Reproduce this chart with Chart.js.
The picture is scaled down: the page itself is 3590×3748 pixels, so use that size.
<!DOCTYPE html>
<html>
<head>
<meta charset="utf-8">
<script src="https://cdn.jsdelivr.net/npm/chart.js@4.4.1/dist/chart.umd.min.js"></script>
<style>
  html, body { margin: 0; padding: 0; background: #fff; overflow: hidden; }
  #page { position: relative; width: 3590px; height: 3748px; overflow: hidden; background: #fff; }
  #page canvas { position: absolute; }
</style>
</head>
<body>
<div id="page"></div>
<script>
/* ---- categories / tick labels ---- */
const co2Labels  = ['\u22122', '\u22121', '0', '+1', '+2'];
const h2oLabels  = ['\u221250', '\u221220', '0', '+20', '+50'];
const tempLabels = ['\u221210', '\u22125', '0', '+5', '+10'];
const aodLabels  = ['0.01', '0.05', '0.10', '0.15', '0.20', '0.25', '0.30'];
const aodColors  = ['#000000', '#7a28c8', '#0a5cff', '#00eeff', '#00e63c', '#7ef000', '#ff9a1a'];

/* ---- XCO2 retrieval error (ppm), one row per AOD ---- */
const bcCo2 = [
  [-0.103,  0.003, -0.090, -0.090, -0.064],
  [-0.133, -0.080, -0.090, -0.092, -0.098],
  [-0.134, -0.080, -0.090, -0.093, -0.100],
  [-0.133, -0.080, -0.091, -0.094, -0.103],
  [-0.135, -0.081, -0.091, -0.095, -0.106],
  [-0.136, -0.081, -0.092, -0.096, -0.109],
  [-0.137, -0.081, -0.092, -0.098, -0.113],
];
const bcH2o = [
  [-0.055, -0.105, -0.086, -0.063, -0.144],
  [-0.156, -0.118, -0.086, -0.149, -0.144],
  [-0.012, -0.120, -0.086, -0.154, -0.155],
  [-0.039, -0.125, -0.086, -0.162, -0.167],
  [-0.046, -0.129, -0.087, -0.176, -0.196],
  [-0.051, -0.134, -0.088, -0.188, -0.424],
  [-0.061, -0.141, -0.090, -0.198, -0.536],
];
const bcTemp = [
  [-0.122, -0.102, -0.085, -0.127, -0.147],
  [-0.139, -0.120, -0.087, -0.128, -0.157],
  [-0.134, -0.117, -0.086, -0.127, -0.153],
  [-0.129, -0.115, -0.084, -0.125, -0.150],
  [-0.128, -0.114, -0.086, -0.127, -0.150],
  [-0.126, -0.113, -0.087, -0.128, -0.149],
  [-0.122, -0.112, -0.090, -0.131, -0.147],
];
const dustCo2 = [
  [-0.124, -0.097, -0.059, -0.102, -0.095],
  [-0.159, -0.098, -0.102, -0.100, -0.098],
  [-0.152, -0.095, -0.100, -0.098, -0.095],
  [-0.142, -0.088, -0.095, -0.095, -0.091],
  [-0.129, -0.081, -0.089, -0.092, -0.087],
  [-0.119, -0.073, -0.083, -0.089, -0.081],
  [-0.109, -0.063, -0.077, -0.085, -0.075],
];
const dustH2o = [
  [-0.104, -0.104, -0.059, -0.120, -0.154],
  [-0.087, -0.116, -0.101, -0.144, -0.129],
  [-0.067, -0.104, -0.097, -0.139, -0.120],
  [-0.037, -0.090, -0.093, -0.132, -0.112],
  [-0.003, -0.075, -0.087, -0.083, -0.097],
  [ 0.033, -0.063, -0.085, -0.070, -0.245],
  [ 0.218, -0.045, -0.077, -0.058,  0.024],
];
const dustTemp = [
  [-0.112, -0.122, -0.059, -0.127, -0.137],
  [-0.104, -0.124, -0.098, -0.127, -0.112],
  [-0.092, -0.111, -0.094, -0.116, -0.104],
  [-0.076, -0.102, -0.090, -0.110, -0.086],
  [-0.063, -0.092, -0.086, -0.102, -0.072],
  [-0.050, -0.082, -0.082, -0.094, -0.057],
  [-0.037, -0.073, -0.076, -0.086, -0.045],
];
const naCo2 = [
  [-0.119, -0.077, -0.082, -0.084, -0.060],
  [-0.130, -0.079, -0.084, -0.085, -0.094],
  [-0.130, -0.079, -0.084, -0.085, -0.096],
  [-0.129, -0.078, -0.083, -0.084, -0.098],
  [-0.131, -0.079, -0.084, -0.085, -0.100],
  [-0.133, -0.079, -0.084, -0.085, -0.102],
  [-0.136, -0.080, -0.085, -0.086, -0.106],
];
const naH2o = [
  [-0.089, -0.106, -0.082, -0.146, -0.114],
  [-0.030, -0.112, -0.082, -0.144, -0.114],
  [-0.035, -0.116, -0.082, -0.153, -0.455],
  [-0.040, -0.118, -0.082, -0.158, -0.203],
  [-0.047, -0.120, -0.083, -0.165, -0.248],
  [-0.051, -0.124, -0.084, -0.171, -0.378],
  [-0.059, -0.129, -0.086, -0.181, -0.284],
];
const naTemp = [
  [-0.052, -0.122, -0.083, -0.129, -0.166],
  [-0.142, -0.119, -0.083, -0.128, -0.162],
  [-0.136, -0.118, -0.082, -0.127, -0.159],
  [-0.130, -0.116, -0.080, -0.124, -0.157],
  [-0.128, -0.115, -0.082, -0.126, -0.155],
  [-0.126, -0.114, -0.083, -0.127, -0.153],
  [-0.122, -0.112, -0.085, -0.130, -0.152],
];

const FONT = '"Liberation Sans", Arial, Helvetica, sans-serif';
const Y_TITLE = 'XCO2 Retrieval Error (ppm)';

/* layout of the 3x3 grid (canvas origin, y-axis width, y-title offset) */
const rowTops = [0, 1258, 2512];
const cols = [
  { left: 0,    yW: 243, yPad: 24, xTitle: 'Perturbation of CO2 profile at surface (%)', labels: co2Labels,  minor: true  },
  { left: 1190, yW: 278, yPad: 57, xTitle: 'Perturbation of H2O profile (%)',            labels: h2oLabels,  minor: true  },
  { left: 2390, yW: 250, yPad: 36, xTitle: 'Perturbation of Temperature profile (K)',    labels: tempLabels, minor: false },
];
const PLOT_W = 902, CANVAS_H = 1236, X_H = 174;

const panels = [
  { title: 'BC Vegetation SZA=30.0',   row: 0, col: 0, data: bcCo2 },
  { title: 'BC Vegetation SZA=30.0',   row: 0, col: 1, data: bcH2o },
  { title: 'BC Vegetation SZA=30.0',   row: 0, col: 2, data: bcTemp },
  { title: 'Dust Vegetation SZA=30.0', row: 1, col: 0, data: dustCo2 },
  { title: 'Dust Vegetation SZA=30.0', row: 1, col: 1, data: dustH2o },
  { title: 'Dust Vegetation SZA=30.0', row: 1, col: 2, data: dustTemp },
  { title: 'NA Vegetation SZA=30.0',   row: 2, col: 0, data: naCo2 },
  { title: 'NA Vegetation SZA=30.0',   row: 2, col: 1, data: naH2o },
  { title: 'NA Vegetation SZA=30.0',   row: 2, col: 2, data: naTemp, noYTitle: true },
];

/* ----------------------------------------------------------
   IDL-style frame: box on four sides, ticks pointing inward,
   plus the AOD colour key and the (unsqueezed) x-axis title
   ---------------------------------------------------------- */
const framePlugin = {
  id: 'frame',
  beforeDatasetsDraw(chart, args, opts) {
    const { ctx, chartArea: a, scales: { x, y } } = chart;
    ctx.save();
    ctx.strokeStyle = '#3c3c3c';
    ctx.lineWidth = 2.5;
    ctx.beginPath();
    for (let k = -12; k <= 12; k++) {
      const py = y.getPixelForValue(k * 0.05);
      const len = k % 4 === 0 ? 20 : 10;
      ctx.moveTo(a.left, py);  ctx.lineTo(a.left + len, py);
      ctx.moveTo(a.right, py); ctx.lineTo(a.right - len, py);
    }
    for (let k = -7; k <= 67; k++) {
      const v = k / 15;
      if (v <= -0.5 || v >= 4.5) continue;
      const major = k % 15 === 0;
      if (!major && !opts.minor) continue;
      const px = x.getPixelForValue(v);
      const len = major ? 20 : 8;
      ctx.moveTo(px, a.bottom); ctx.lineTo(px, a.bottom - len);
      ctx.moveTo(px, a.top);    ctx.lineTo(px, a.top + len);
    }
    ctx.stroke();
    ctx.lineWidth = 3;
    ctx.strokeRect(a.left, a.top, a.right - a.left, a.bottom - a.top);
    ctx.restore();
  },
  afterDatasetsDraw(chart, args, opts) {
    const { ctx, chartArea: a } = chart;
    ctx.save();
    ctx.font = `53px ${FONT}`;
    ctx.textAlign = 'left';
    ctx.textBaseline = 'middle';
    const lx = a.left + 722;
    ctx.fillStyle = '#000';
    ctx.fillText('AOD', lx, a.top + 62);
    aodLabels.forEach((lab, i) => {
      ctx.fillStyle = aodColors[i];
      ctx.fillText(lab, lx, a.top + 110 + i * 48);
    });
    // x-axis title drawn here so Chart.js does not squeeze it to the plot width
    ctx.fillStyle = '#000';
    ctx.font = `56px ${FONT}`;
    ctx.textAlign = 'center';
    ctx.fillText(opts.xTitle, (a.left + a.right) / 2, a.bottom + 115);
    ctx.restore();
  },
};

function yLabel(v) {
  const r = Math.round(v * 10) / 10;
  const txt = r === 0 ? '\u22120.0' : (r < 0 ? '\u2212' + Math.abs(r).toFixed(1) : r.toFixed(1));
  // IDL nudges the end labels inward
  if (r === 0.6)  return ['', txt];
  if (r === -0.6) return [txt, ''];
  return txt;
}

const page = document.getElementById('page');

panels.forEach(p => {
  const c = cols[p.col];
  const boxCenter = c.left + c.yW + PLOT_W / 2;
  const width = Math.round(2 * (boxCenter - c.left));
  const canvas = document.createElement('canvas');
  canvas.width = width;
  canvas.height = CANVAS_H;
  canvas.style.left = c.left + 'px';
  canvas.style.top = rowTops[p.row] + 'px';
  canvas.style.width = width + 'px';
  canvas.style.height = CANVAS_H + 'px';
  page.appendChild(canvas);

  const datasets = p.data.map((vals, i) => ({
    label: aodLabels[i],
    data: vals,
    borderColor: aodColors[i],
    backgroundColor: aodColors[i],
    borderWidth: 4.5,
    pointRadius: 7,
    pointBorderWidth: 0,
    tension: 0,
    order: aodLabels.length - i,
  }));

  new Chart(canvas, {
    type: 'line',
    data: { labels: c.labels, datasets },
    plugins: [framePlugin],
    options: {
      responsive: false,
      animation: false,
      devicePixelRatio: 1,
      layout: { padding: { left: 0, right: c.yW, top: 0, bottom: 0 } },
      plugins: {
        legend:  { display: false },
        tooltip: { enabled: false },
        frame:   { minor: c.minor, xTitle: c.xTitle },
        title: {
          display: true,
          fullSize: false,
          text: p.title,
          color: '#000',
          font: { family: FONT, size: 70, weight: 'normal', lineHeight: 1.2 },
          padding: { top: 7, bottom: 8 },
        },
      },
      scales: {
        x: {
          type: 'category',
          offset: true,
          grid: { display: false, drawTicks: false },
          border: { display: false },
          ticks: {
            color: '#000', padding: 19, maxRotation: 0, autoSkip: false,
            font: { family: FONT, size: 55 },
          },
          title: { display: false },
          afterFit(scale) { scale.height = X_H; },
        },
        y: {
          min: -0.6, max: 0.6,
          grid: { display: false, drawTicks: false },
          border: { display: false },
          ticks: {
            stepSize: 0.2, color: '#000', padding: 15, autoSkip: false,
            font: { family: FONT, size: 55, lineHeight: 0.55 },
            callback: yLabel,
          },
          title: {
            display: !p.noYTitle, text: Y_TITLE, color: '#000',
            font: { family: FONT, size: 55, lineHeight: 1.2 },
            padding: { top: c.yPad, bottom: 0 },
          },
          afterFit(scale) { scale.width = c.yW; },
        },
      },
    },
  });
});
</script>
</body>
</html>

★ ★ ★ ★ ★ ★ ★

**Work instructions**
Search the data above for the string "page" and copy each line that has it.

**Correct response**
The picture is scaled down: the page itself is 3590×3748 pixels, so use that size.
  #page { position: relative; width: 3590px; height: 3748px; overflow: hidden; background: #fff; }
  #page canvas { position: absolute; }
<div id="page"></div>
const page = document.getElementById('page');
  page.appendChild(canvas);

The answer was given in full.